Very Massive Tracers and Higher Derivative Biases

TL;DR

The paper investigates biased tracers in the EFTofLSS and demonstrates that higher derivative bias operators restore comparable predictive accuracy across halo masses. By computing halo-matter and halo-halo two-point functions at one loop and halo-halo-halo, halo-halo-matter, halo-matter-matter three-point functions at tree level within a BoD-based operator basis, the authors show that including these higher derivative terms suppresses tracer-dependent errors. Renormalization and IR-resummation are applied to control UV and IR contributions, respectively, enabling robust comparisons to $N$-body simulations. The main finding is that, up to $k\sim0.17\,h\mathrm{Mpc}^{-1}$ at $z=0$, the theory matches simulations for all halo mass bins when higher derivative biases are included, underscoring the EFTofLSS framework’s predictive power for upcoming large-scale structure surveys.

Abstract

Most of the upcoming cosmological information will come from analyzing the clustering of the Large Scale Structures (LSS) of the universe through LSS or CMB observations. It is therefore essential to be able to understand their behavior with exquisite precision. The Effective Field Theory of Large Scale Structures (EFTofLSS) provides a consistent framework to make predictions for LSS observables in the mildly non-linear regime. In this paper we focus on biased tracers. We argue that in calculations at a given order in the dark matter perturbations, highly biased tracers will underperform because of their larger higher derivative biases. A natural prediction of the EFTofLSS is therefore that by simply adding higher derivative biases, all tracers should perform comparably well. We implement this prediction for the halo-halo and the halo-matter power spectra at one loop, and the halo-halo-halo, halo-halo-matter, and halo-matter-matter bispectra at tree-level, and compare with simulations. We find good agreement with the prediction: for all tracers, we are able to match the bispectra up to $k\simeq0.17\,h/$Mpc at $z=0$ and the power spectra to a higher wavenumber.

Figures (8)

• Figure 1: $p$-values of the fit as a function of $k_{\rm max,B}$ for each different bin, without any higher derivative term taken into account. The dashed lines represent the results that we would have gotten if we had not correct the typo described in Sec. \ref{['subsec:fits']}, which was present in the numerical implementation of Angulo:2015eqa. For the full lines, the $k$-reach is approximately the same for Bin0 and Bin1, and then becomes worse for Bin2 and Bin3, which motivates us to add higher derivative terms for those two bins.

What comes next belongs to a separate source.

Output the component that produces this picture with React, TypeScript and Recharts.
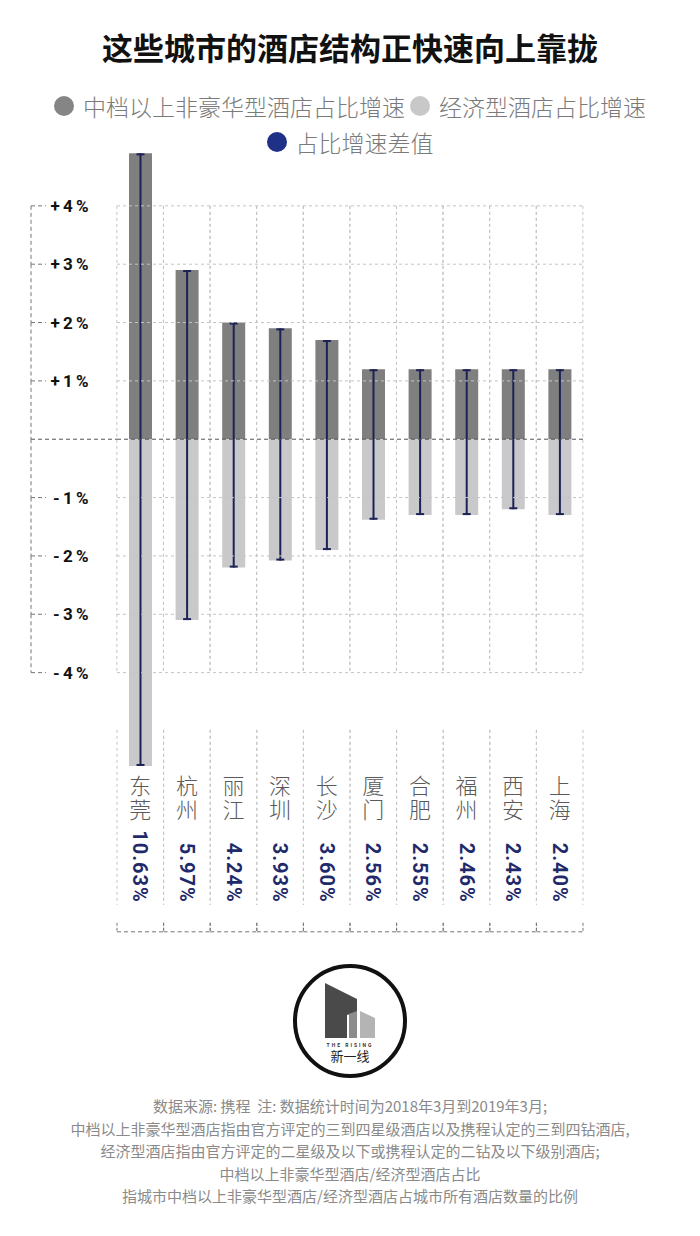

Our goal is to show that each bin acquires approximately the same $k$-reach as Bin0 and Bin1 just by adding higher derivative bias terms.
• Figure 2: $p$-values of the fit for Bin2 as a function of $k_{\rm max,B}$, using the numerical values for the bias coefficients obtained at $k_{\rm fit}$. The blue line represents the curve of the $p$-values for Bin0, which defines the $k_{\rm max}$ that we want to achieve. We conclude that the addition of the higher derivative terms allows to fit Bin2 up to the same $k_{\rm max}$ as Bin0.
• Figure 3: $p$-values of the fit for Bin3 as a function of $k_{\rm max,B}$, using the numerical values for the bias coefficients obtained at $k_{\rm fit}$. The blue line represents the curve of the $p$-values for Bin0, which defines the $k_{\rm max}$ that we want to approximately achieve. Since our numerical technique does not seem able to handle the large number of parameters that enter in the fit, we restrict ourselves to a subset of the higher derivative biases. The result is shown by the brown curve, which is quite close to the reach of Bin0. To give a sense if the slight under-reach of Bin3 is due to the residual theoretical error of the prediction or to our non-optimal numerical fitting procedure, in light blue we present the curve obtained by somewhat arbitrarily raising the $k_{\rm fit}$ to $0.15h\,$Mpc$^{-1}$ from $0.12h\,$Mpc$^{-1}$, which leads to a reach in $k$ as large as for Bin0.
• Figure 4: Plots of the values of the bias coefficients for Bin0. The points at $k<0.08 \, h \, {\rm Mpc}^{-1}$ present some unexpected behavior which is hard to justify given the fact thart the EFTofLSS is expected to work well at low wavenumber. We therefore ignore those points for the procedure to fix the values of the coefficients, described in Sec. \ref{['procedure']}. Following this procedure, we find $k_{\rm fit} = 0.15 \, h \, {\rm Mpc}^{-1}$.
• Figure 5: Plots of the values of the bias coefficients for Bin1. The points at $k<0.08 \, h \, {\rm Mpc}^{-1}$ present some unexpected behavior which is hard to justify given the fact that the EFTofLSS is expected to work well at low wavenumber. We therefore ignore those points for the procedure to fix the values of the coefficients, described in Sec. \ref{['procedure']}. Following this procedure, we find $k_{\rm fit} = 0.18 \, h \, {\rm Mpc}^{-1}$.